WHAT YOU HAVE TO DO:
The listing below begins with the first line you should copy; stop after the line containing "fig = go.Figure()", and drop every picture.

MATERIAL SHOWN:
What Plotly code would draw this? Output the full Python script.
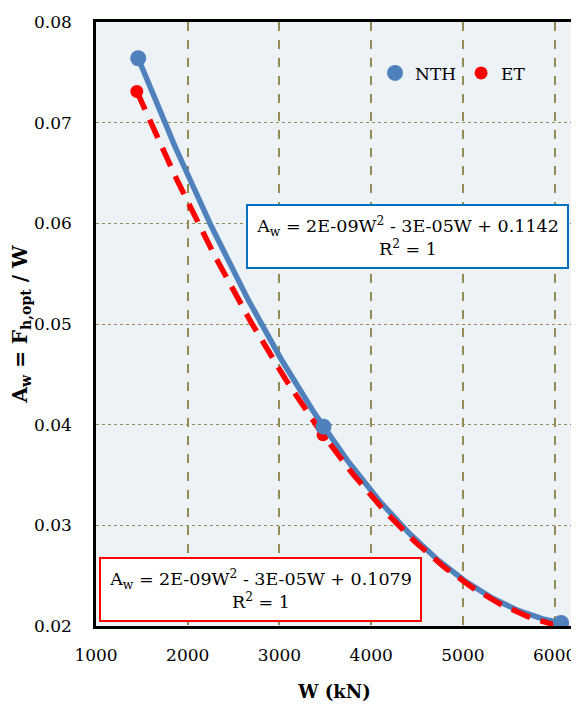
import numpy as np
import plotly.graph_objects as go

# ---- data ----
series_names = ["NTH", "ET"]
w_nth = [1460, 3480, 6070]
a_nth = [0.0764, 0.0398, 0.0203]
w_et = [1445, 3475, 6040]
a_et = [0.0731, 0.0390, 0.0200]
eq_nth = "A<sub>w</sub> = 2E-09W<sup>2</sup> - 3E-05W + 0.1142<br>R<sup>2</sup> = 1"
eq_et = "A<sub>w</sub> = 2E-09W<sup>2</sup> - 3E-05W + 0.1079<br>R<sup>2</sup> = 1"
x_ticks = [1000, 2000, 3000, 4000, 5000, 6000]
y_ticks = [0.02, 0.03, 0.04, 0.05, 0.06, 0.07, 0.08]

BLUE = "#4F81BD"
RED = "#FF0000"
GRID = "#948A54"
FONT = "DejaVu Serif"


def trend(x, y):
    c = np.polyfit(x, y, 2)
    xs = np.linspace(min(x), max(x), 200)
    return xs, np.polyval(c, xs)


fig = go.Figure()

# ET markers (underneath)
fig.add_trace(go.Scatter(x=w_et, y=a_et, mode="markers", name=series_names[1],
                         marker=dict(color=RED, size=13), legendrank=2))
# NTH trendline
xs, ys = trend(w_nth, a_nth)
fig.add_trace(go.Scatter(x=xs, y=ys, mode="lines", showlegend=False,
                         line=dict(color=BLUE, width=5.5), hoverinfo="skip"))
# ET trendline
xs, ys = trend(w_et, a_et)
fig.add_trace(go.Scatter(x=xs, y=ys, mode="lines", showlegend=False,
                         line=dict(color=RED, width=5.5, dash="20px,11px"), hoverinfo="skip"))
# NTH markers
fig.add_trace(go.Scatter(x=w_nth, y=a_nth, mode="markers", name=series_names[0],
                         marker=dict(color=BLUE, size=16), legendrank=1))

fig.add_annotation(text=eq_nth, xref="paper", yref="paper", x=0.653, y=0.6444,
                   xanchor="center", yanchor="middle", showarrow=False,
                   width=315, height=57, borderpad=2, borderwidth=2,
                   bordercolor="#0070C0", bgcolor="white",
                   font=dict(family=FONT, size=17.5, color="black"), align="center")
fig.add_annotation(text=eq_et, xref="paper", yref="paper", x=0.345, y=0.0604,
                   xanchor="center", yanchor="middle", showarrow=False,
                   width=315, height=57, borderpad=2, borderwidth=2,
                   bordercolor=RED, bgcolor="white",
                   font=dict(family=FONT, size=17.5, color="black"), align="center")

fig.update_layout(
    width=571, height=697,
    margin=dict(l=88, r=6, t=14, b=79, autoexpand=False),
    paper_bgcolor="white", plot_bgcolor="#EDF2F7",
    font=dict(family=FONT, size=17, color="black"),
    showlegend=True,
    legend=dict(orientation="h", x=0.585, y=0.915, xanchor="left", yanchor="middle",
                bgcolor="rgba(0,0,0,0)", font=dict(family=FONT, size=17),
                itemwidth=30, tracegroupgap=0),
)
fig.update_xaxes(range=[1000, 6200], tickvals=x_ticks, ticktext=[str(v) for v in x_ticks],
                 showgrid=True, gridcolor=GRID, gridwidth=2, griddash="dash",
                 showline=True, linecolor="black", linewidth=2.5, mirror=True,
                 zeroline=False, ticks="", ticklabelstandoff=12, automargin=False,
                 title=dict(text="<b>W (kN)</b>", font=dict(family=FONT, size=18), standoff=22))
fig.update_yaxes(range=[0.02, 0.08], tickvals=y_ticks, ticktext=[f"{v:.2f}" for v in y_ticks],
                 showgrid=True, gridcolor=GRID, gridwidth=1, griddash="dot",
                 showline=True, linecolor="black", linewidth=2.5, mirror=True,
                 zeroline=False, ticks="", ticklabelstandoff=18, automargin=False,
                 title=dict(text="<b>A<sub>w</sub> = F<sub>h,opt</sub> / W</b>",
                            font=dict(family=FONT, size=20), standoff=10))

fig.write_html("out.html")
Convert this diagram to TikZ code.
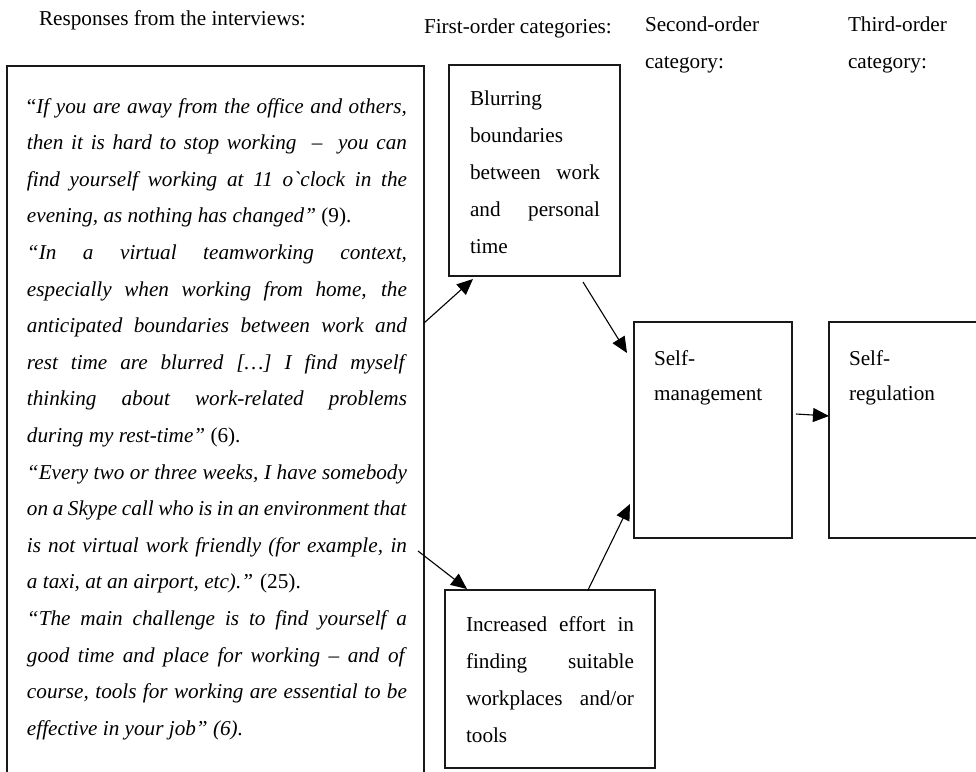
\documentclass[tikz,border=0pt]{standalone}
\usepackage{fontspec}
\setmainfont{Liberation Serif}[Ligatures=TeXOff]
\usetikzlibrary{arrows.meta,calc}
\newcommand\myjust[1]{\hbox to\hsize{#1}}
\newcommand\myleft[1]{\hbox to\hsize{#1\hfil}}
\begin{document}
\begin{tikzpicture}[x=1pt,y=-1pt,
  box/.style={draw=black!90, line width=1.3pt, inner sep=0pt, outer sep=0pt, anchor=north west},
  conn/.style={draw=black, line width=1.1pt, -{Triangle[length=16pt,width=14pt]}},
  txt/.style={inner sep=0pt, outer sep=0pt, anchor=base west, font=\fontsize{21.2}{36.6}\selectfont}]
\useasboundingbox (0,0) rectangle (976,771);
\clip (0,0) rectangle (976,771);
\fill[white] (0,0) rectangle (976,771);

% headings
\node[txt] (h0) at (39,25) {Responses from the interviews:};
\node[txt] (h1) at (424,33) {First-order categories:};
\node[txt] (h2) at (645,31) {\vtop{\baselineskip=37pt\lineskiplimit=-50pt\hbox{Second-order}\hbox{category:}}};
\node[txt] (h3) at (848,31) {\vtop{\baselineskip=37pt\lineskiplimit=-50pt\hbox{Third-order}\hbox{category:}}};

% boxes
\node[box, minimum width=417pt, minimum height=714pt] (quotes) at (7,66) {};
\node[box, minimum width=171pt, minimum height=211pt] (blur) at (449,65) {};
\node[box, minimum width=158pt, minimum height=216pt] (selfm) at (634,322) {};
\node[box, minimum width=150pt, minimum height=216pt] (selfr) at (829,322) {};
\node[box, minimum width=210pt, minimum height=178pt] (incr) at (445,590) {};

% texts in boxes
\node[txt] (qtext) at (27,113) {\vtop{\hsize=380pt\baselineskip=36.6pt\lineskiplimit=-50pt
\myjust{“\textit{If you are away from the office and others,}}
\myjust{\textit{then it is hard to stop working \ – \ you can}}
\myjust{\textit{find yourself working at 11 o`clock in the}}
\myleft{\textit{evening, as nothing has changed”} (9).}
\myjust{\textit{“In a virtual teamworking context,}}
\myjust{\textit{especially when working from home, the}}
\myjust{\textit{anticipated boundaries between work and}}
\myjust{\textit{rest time are blurred […] I find myself}}
\myjust{\textit{thinking about work-related problems}}
\myleft{\textit{during my rest-time”} (6).}
\myjust{\textit{“Every two or three weeks, I have somebody}}
\myjust{\textit{on a Skype call who is in an environment that}}
\myjust{\textit{is not virtual work friendly (for example, in}}
\myleft{\textit{a taxi, at an airport, etc).”} (25).}
\myjust{\textit{“The main challenge is to find yourself a}}
\myjust{\textit{good time and place for working – and of}}
\myjust{\textit{course, tools for working are essential to be}}
\myleft{\textit{effective in your job” (6).}}
}};
\node[txt] (blurtext) at (470,105) {\vtop{\hsize=130pt\baselineskip=37pt\lineskiplimit=-50pt
\myleft{Blurring}
\myleft{boundaries}
\myjust{between work}
\myjust{and personal}
\myleft{time}}};
\node[txt] (selfmtext) at (654,365) {\vtop{\baselineskip=35pt\lineskiplimit=-50pt
\hbox{Self-}\hbox{management}}};
\node[txt] (selfrtext) at (849,365) {\vtop{\baselineskip=35pt\lineskiplimit=-50pt
\hbox{Self-}\hbox{regulation}}};
\node[txt] (incrtext) at (466,631) {\vtop{\hsize=168pt\baselineskip=37pt\lineskiplimit=-50pt
\myjust{Increased effort in}
\myjust{finding suitable}
\myjust{workplaces and/or}
\myleft{tools}}};

% connectors
\coordinate (c1s) at ($(quotes.north east)+(0,257)$);
\coordinate (c1e) at ($(blur.south west)+(24,3)$);
\coordinate (c2s) at ($(blur.south west)+(134,6)$);
\coordinate (c2e) at ($(selfm.north west)+(-7,31)$);
\coordinate (c3s) at ($(quotes.north east)+(-6,485)$);
\coordinate (c3e) at ($(incr.north west)+(22,-1)$);
\coordinate (c4s) at ($(incr.north west)+(143,0)$);
\coordinate (c4e) at ($(selfm.north west)+(-4,182)$);
\coordinate (c5s) at ($(selfm.north east)+(4,92)$);
\coordinate (c5e) at ($(selfr.north west)+(0,94)$);
\draw[conn] (c1s) -- (c1e);
\draw[conn] (c2s) -- (c2e);
\draw[conn] (c3s) -- (c3e);
\draw[conn] (c4s) -- (c4e);
\draw[conn] (c5s) -- (c5e);
\end{tikzpicture}
\end{document}
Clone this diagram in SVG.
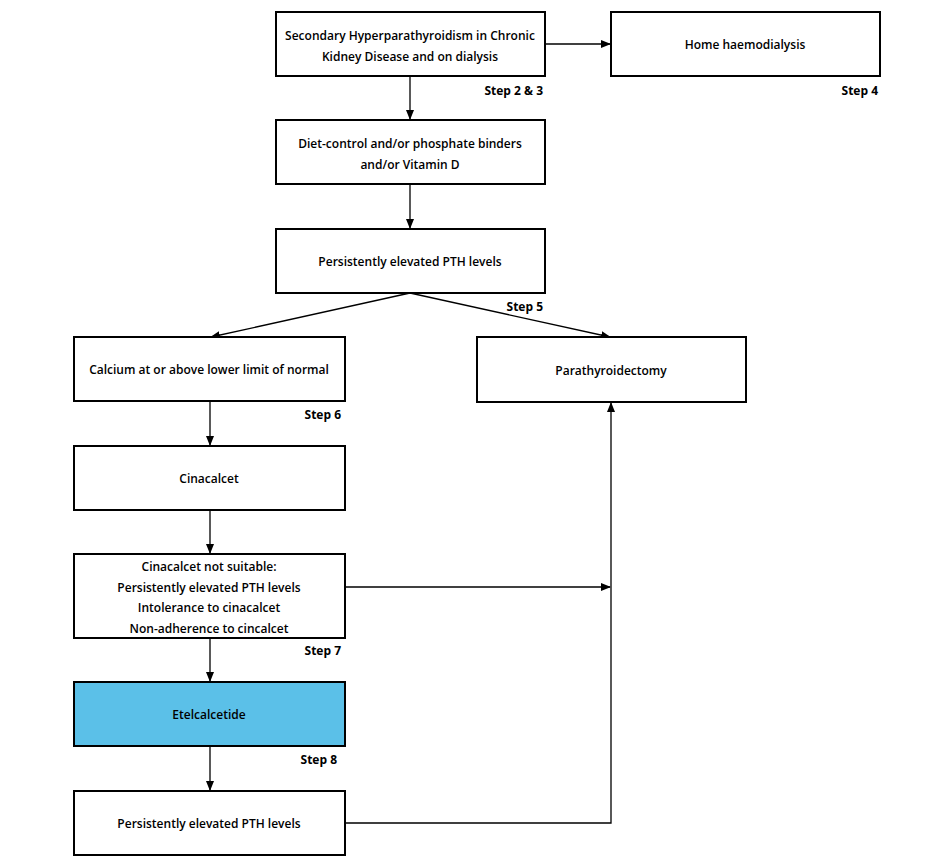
<svg xmlns="http://www.w3.org/2000/svg" width="940" height="861" viewBox="0 0 940 861">
<style>
.b{fill:#fff;stroke:#000;stroke-width:2}
.t{font-family:"Open Sans","Liberation Sans",sans-serif;font-weight:600;font-size:12px;text-anchor:middle;fill:#000}
.s{font-family:"Open Sans","Liberation Sans",sans-serif;font-weight:700;font-size:12px;text-anchor:end;fill:#000}
.c{stroke:#000;stroke-width:1.3;fill:none}
</style>
<defs><marker id="a" markerWidth="10" markerHeight="8" refX="9" refY="4" orient="auto" markerUnits="userSpaceOnUse"><path d="M0,0L10,4L0,8z" fill="#000"/></marker></defs>
<rect width="940" height="861" fill="#fff"/>
<g id="connectors">
<path class="c" d="M545,44H610" marker-end="url(#a)"/>
<path class="c" d="M410,76V119" marker-end="url(#a)"/>
<path class="c" d="M410,184V228" marker-end="url(#a)"/>
<path class="c" d="M410,293L211,337" marker-end="url(#a)"/>
<path class="c" d="M410,293L610,337" marker-end="url(#a)"/>
<path class="c" d="M210,401V445" marker-end="url(#a)"/>
<path class="c" d="M210,510V553" marker-end="url(#a)"/>
<path class="c" d="M345,587H610" marker-end="url(#a)"/>
<path class="c" d="M210,638V681" marker-end="url(#a)"/>
<path class="c" d="M210,746V790" marker-end="url(#a)"/>
<path class="c" d="M345,823H611V403" marker-end="url(#a)"/>
</g>
<g id="n1"><rect class="b" x="276" y="12" width="269" height="64"/><text class="t" x="410" y="40">Secondary Hyperparathyroidism in Chronic</text><text class="t" x="410" y="61">Kidney Disease and on dialysis</text></g>
<g id="n2"><rect class="b" x="611" y="12" width="269" height="64"/><text class="t" x="745" y="49">Home haemodialysis</text></g>
<g id="n3"><rect class="b" x="276" y="120" width="269" height="64"/><text class="t" x="410" y="148">Diet-control and/or phosphate binders</text><text class="t" x="410" y="169">and/or Vitamin D</text></g>
<g id="n4"><rect class="b" x="276" y="229" width="269" height="64"/><text class="t" x="410" y="266">Persistently elevated PTH levels</text></g>
<g id="n5"><rect class="b" x="74" y="337" width="271" height="64"/><text class="t" x="209" y="374">Calcium at or above lower limit of normal</text></g>
<g id="n6"><rect class="b" x="477" y="337" width="269" height="65"/><text class="t" x="611" y="375">Parathyroidectomy</text></g>
<g id="n7"><rect class="b" x="74" y="446" width="271" height="64"/><text class="t" x="209" y="483">Cinacalcet</text></g>
<g id="n8"><rect class="b" x="74" y="554" width="271" height="84"/><text class="t" x="209" y="571">Cinacalcet not suitable:</text><text class="t" x="209" y="592">Persistently elevated PTH levels</text><text class="t" x="209" y="612">Intolerance to cinacalcet</text><text class="t" x="209" y="633">Non-adherence to cincalcet</text></g>
<g id="n9"><rect class="b" x="74" y="682" width="271" height="64" style="fill:#5bc0e8"/><text class="t" x="209" y="719">Etelcalcetide</text></g>
<g id="n10"><rect class="b" x="74" y="791" width="271" height="64"/><text class="t" x="209" y="828">Persistently elevated PTH levels</text></g>
<g id="steps">
<text class="s" x="543" y="95">Step 2 &amp; 3</text>
<text class="s" x="878" y="95">Step 4</text>
<text class="s" x="543" y="311">Step 5</text>
<text class="s" x="341" y="419">Step 6</text>
<text class="s" x="341" y="655">Step 7</text>
<text class="s" x="337" y="764">Step 8</text>
</g>
</svg>
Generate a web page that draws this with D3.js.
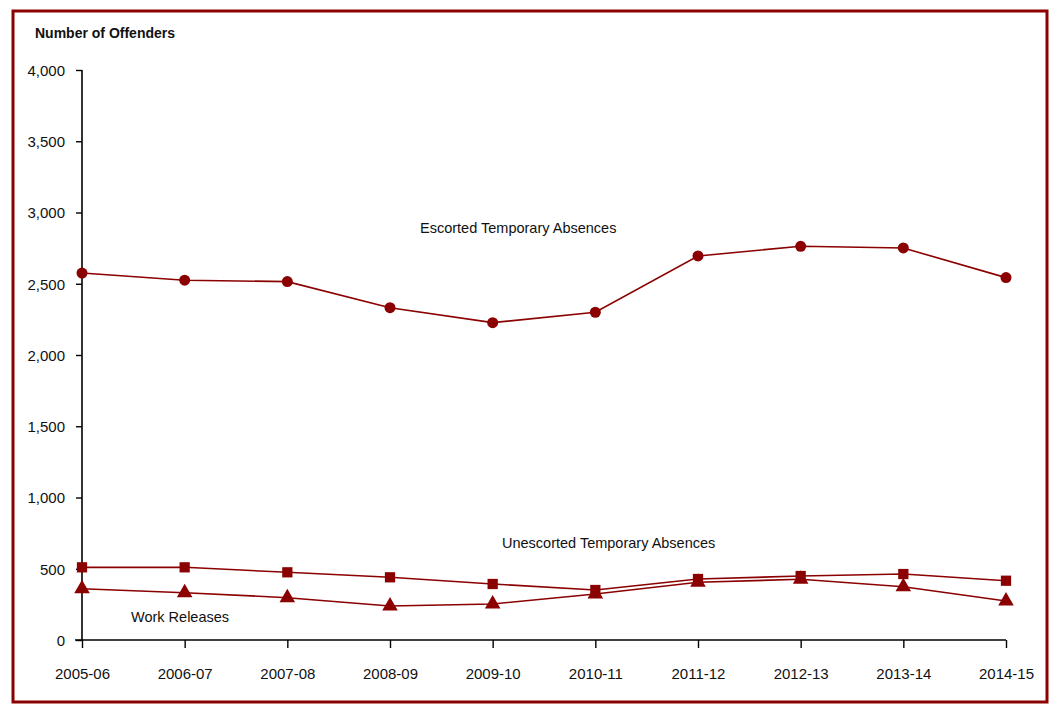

EXERCISE SOLUTION:
What Plotly code would draw this? Output the full Python script.
import numpy as np
import plotly.graph_objects as go

# ---- data ----
series_names = ["NTH", "ET"]
w_nth = [1460, 3480, 6070]
a_nth = [0.0764, 0.0398, 0.0203]
w_et = [1445, 3475, 6040]
a_et = [0.0731, 0.0390, 0.0200]
eq_nth = "A<sub>w</sub> = 2E-09W<sup>2</sup> - 3E-05W + 0.1142<br>R<sup>2</sup> = 1"
eq_et = "A<sub>w</sub> = 2E-09W<sup>2</sup> - 3E-05W + 0.1079<br>R<sup>2</sup> = 1"
x_ticks = [1000, 2000, 3000, 4000, 5000, 6000]
y_ticks = [0.02, 0.03, 0.04, 0.05, 0.06, 0.07, 0.08]

BLUE = "#4F81BD"
RED = "#FF0000"
GRID = "#948A54"
FONT = "DejaVu Serif"


def trend(x, y):
    c = np.polyfit(x, y, 2)
    xs = np.linspace(min(x), max(x), 200)
    return xs, np.polyval(c, xs)


fig = go.Figure()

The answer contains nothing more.